▶ **GIVEN MATERIAL**:
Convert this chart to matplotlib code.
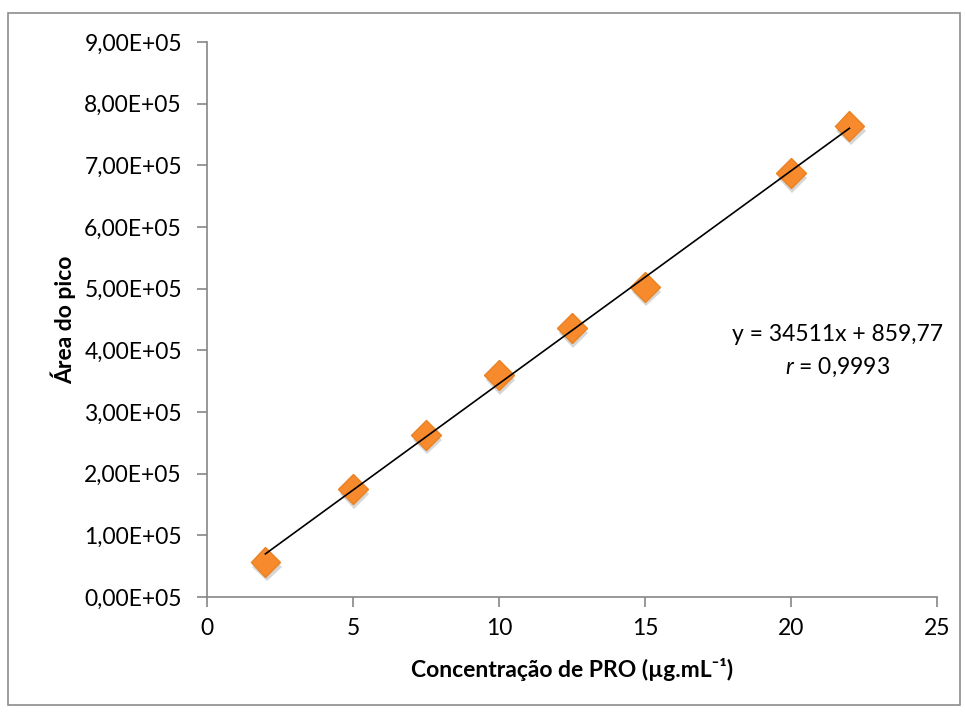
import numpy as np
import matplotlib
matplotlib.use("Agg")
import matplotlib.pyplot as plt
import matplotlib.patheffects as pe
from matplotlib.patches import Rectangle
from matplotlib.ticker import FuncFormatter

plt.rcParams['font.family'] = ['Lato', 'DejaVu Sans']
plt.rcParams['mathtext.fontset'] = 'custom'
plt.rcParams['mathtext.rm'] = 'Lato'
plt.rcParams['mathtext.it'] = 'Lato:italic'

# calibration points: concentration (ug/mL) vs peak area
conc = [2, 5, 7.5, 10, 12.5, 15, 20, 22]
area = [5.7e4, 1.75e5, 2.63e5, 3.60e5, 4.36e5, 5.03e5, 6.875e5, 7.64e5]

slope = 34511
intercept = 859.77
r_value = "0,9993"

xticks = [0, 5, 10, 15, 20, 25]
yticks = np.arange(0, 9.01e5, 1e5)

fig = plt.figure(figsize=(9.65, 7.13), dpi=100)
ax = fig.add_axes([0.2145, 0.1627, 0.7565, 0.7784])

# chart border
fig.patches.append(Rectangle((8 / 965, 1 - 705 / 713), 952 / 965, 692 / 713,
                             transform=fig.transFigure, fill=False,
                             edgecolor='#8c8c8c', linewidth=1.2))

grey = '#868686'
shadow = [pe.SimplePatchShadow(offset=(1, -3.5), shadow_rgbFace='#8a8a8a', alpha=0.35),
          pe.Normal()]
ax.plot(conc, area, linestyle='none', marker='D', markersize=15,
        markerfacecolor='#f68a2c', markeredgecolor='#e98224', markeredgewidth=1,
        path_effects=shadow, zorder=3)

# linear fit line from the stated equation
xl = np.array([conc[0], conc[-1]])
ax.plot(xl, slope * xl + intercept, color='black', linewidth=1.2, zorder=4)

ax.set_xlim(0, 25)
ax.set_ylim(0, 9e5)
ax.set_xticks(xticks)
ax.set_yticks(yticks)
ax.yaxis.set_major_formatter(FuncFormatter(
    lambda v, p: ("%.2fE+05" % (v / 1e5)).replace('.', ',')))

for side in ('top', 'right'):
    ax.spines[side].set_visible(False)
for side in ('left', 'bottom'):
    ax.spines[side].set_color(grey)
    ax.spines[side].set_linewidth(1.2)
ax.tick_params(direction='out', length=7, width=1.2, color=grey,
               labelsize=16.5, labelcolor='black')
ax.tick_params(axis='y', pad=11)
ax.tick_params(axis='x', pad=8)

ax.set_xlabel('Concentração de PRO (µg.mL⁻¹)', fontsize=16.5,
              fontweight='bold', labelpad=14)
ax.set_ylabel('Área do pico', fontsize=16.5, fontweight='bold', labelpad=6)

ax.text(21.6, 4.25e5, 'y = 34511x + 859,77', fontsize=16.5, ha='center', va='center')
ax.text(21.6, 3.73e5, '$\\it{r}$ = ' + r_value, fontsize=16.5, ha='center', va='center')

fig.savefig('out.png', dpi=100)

▶ **WHAT YOU ARE ASKED TO DO**:
Transcribe the listing in full. Omit the pictures and keep every line exact.

▶ **TASK ANSWER**:
Convert this chart to matplotlib code.
import numpy as np
import matplotlib
matplotlib.use("Agg")
import matplotlib.pyplot as plt
import matplotlib.patheffects as pe
from matplotlib.patches import Rectangle
from matplotlib.ticker import FuncFormatter

plt.rcParams['font.family'] = ['Lato', 'DejaVu Sans']
plt.rcParams['mathtext.fontset'] = 'custom'
plt.rcParams['mathtext.rm'] = 'Lato'
plt.rcParams['mathtext.it'] = 'Lato:italic'

# calibration points: concentration (ug/mL) vs peak area
conc = [2, 5, 7.5, 10, 12.5, 15, 20, 22]
area = [5.7e4, 1.75e5, 2.63e5, 3.60e5, 4.36e5, 5.03e5, 6.875e5, 7.64e5]

slope = 34511
intercept = 859.77
r_value = "0,9993"

xticks = [0, 5, 10, 15, 20, 25]
yticks = np.arange(0, 9.01e5, 1e5)

fig = plt.figure(figsize=(9.65, 7.13), dpi=100)
ax = fig.add_axes([0.2145, 0.1627, 0.7565, 0.7784])

# chart border
fig.patches.append(Rectangle((8 / 965, 1 - 705 / 713), 952 / 965, 692 / 713,
                             transform=fig.transFigure, fill=False,
                             edgecolor='#8c8c8c', linewidth=1.2))

grey = '#868686'
shadow = [pe.SimplePatchShadow(offset=(1, -3.5), shadow_rgbFace='#8a8a8a', alpha=0.35),
          pe.Normal()]
ax.plot(conc, area, linestyle='none', marker='D', markersize=15,
        markerfacecolor='#f68a2c', markeredgecolor='#e98224', markeredgewidth=1,
        path_effects=shadow, zorder=3)

# linear fit line from the stated equation
xl = np.array([conc[0], conc[-1]])
ax.plot(xl, slope * xl + intercept, color='black', linewidth=1.2, zorder=4)

ax.set_xlim(0, 25)
ax.set_ylim(0, 9e5)
ax.set_xticks(xticks)
ax.set_yticks(yticks)
ax.yaxis.set_major_formatter(FuncFormatter(
    lambda v, p: ("%.2fE+05" % (v / 1e5)).replace('.', ',')))

for side in ('top', 'right'):
    ax.spines[side].set_visible(False)
for side in ('left', 'bottom'):
    ax.spines[side].set_color(grey)
    ax.spines[side].set_linewidth(1.2)
ax.tick_params(direction='out', length=7, width=1.2, color=grey,
               labelsize=16.5, labelcolor='black')
ax.tick_params(axis='y', pad=11)
ax.tick_params(axis='x', pad=8)

ax.set_xlabel('Concentração de PRO (µg.mL⁻¹)', fontsize=16.5,
              fontweight='bold', labelpad=14)
ax.set_ylabel('Área do pico', fontsize=16.5, fontweight='bold', labelpad=6)

ax.text(21.6, 4.25e5, 'y = 34511x + 859,77', fontsize=16.5, ha='center', va='center')
ax.text(21.6, 3.73e5, '$\\it{r}$ = ' + r_value, fontsize=16.5, ha='center', va='center')

fig.savefig('out.png', dpi=100)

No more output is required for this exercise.